Exercise data:
— start —
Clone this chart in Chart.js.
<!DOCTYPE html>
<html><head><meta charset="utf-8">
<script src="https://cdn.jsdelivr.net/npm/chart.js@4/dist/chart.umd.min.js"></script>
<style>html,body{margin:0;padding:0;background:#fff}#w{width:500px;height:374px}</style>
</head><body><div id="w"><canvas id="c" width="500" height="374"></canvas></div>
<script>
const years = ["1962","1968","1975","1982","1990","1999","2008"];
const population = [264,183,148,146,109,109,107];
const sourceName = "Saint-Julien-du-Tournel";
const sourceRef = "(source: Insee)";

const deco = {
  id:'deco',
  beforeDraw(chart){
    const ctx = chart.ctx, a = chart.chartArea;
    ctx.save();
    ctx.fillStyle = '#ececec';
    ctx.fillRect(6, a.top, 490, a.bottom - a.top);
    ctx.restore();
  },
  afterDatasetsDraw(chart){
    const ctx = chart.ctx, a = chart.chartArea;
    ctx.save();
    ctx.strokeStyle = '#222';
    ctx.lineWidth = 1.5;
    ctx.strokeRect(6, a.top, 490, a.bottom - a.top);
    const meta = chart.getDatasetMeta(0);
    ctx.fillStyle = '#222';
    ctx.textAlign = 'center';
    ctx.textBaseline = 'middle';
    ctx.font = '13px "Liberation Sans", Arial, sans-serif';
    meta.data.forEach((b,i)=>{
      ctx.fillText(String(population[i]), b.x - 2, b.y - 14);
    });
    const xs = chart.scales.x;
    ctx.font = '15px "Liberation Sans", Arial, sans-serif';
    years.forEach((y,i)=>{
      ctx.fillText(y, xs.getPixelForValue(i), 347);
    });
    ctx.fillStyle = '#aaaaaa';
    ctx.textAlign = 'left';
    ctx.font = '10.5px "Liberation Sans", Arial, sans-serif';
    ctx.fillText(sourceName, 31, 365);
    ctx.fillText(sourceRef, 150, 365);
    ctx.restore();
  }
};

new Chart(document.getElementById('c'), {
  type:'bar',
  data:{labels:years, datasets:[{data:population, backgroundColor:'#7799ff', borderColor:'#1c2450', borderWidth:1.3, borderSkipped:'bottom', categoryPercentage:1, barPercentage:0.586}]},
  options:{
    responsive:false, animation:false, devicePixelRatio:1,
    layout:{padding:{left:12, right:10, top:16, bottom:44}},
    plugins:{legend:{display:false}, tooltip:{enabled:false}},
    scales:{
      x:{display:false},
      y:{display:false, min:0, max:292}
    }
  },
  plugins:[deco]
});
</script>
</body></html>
— end —
— start —
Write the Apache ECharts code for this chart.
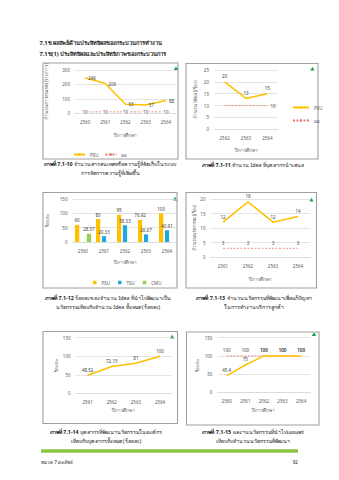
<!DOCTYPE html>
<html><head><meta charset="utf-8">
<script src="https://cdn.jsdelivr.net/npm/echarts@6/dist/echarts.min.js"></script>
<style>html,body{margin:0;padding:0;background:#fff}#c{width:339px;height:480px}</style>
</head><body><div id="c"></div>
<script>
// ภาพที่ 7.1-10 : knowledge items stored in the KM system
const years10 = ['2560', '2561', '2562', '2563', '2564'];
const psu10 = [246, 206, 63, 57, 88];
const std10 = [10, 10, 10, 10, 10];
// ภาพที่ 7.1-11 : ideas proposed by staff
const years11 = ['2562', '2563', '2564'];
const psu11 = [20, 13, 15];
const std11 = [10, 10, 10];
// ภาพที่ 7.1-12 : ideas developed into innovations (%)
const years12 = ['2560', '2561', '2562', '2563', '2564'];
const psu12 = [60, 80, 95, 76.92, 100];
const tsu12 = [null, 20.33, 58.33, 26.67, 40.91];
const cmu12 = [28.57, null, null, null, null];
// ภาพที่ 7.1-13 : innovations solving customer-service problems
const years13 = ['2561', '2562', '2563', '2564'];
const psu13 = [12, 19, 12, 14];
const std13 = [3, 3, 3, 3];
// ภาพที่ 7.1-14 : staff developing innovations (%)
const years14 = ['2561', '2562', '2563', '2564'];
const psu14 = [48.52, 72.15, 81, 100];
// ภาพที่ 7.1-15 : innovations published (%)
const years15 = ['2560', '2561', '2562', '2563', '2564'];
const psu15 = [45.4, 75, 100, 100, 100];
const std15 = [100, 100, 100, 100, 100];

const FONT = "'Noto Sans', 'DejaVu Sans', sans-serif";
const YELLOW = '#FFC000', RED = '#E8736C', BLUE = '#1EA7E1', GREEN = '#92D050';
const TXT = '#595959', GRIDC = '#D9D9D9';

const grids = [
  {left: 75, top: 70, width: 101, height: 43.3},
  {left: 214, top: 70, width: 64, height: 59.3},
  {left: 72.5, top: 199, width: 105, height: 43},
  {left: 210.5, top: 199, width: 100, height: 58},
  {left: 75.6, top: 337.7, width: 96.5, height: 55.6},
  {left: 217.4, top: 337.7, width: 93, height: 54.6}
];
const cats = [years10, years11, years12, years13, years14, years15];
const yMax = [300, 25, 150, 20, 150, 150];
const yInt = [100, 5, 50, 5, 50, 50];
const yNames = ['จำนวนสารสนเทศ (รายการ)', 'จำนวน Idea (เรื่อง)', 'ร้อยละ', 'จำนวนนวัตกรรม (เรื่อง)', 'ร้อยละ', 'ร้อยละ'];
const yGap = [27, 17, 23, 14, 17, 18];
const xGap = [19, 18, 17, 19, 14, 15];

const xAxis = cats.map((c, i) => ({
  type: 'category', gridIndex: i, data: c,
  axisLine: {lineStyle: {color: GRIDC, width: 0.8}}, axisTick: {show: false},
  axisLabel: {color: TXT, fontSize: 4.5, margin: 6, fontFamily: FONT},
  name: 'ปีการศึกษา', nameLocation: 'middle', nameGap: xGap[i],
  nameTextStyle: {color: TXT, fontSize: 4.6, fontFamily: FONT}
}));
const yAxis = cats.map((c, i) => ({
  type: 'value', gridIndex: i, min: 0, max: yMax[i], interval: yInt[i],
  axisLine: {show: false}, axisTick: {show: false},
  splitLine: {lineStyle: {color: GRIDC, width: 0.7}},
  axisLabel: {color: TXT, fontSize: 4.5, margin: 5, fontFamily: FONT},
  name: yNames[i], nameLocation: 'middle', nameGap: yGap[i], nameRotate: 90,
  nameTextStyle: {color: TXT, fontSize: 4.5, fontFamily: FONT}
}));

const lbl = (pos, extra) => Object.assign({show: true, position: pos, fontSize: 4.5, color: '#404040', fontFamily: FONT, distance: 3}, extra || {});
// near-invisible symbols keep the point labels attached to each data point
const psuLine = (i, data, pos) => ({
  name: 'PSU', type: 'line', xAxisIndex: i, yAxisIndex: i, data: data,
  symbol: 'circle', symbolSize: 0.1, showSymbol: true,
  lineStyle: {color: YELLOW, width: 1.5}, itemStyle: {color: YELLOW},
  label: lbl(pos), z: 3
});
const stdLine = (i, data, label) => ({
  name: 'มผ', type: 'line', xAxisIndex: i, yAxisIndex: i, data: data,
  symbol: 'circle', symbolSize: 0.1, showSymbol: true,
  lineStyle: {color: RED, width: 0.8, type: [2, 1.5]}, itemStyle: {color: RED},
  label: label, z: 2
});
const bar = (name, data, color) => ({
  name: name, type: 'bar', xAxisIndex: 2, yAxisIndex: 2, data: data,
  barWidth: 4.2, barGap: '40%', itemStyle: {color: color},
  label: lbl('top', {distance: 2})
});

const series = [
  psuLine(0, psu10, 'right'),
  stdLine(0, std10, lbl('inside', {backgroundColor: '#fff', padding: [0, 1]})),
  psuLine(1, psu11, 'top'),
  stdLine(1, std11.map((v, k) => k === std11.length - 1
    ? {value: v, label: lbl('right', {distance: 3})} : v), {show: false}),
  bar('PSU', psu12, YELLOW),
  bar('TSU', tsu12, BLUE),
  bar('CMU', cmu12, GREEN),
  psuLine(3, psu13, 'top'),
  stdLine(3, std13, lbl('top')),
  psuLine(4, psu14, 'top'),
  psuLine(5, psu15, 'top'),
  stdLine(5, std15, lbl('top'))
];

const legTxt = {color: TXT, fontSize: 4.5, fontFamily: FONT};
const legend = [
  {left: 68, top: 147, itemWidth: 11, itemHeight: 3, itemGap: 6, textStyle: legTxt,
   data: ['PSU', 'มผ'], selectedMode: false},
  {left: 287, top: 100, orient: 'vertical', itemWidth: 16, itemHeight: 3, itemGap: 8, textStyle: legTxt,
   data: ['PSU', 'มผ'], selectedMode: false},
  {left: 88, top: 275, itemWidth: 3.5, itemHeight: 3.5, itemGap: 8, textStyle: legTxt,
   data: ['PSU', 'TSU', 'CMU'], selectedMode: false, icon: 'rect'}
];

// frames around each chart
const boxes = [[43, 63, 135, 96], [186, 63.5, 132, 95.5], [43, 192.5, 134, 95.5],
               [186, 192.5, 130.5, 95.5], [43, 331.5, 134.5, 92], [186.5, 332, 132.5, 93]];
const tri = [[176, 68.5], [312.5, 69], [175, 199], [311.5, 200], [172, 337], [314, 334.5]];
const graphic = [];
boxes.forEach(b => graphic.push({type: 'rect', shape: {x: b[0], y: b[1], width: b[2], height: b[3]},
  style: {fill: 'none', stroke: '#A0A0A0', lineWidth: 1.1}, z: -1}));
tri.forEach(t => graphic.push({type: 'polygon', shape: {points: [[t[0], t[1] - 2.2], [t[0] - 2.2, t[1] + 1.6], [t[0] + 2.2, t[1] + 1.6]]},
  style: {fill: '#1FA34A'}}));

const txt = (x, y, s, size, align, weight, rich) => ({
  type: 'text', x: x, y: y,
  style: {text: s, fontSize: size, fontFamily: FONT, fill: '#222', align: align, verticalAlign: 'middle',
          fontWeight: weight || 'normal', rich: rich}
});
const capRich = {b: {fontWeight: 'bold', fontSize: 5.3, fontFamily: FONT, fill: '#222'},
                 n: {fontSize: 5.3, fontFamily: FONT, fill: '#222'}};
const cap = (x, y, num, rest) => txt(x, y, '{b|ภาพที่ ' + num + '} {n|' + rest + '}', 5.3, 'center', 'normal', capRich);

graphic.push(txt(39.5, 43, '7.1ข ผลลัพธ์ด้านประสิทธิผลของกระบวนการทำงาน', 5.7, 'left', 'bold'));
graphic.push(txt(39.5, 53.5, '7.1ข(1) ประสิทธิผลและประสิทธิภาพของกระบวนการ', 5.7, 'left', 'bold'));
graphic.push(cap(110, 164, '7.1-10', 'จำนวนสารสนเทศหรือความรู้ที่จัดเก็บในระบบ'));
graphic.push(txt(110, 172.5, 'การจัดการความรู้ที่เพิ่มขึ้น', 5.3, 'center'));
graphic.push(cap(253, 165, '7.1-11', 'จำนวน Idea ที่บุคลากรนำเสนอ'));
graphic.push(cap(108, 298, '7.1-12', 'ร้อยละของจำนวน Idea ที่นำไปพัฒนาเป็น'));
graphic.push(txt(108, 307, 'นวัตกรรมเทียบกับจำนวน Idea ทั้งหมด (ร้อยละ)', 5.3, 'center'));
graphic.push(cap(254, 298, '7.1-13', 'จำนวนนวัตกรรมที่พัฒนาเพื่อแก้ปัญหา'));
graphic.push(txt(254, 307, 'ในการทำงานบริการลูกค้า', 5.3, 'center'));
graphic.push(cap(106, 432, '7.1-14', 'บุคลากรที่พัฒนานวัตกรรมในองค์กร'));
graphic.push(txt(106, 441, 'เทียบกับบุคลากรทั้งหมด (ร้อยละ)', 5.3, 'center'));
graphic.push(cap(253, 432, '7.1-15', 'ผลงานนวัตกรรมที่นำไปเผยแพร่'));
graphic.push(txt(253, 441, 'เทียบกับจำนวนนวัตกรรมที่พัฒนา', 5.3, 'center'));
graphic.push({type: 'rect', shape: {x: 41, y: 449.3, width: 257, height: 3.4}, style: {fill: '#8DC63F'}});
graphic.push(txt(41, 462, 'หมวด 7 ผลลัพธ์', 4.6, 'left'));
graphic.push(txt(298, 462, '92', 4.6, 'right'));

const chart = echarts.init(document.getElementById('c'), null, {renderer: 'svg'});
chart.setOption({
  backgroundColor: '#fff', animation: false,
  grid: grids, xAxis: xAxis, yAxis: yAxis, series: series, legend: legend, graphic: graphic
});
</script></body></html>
— end —
Exercise prompt: Gather all lines with the string "this" from the data.

Expected answer:
Clone this chart in Chart.js.
Write the Apache ECharts code for this chart.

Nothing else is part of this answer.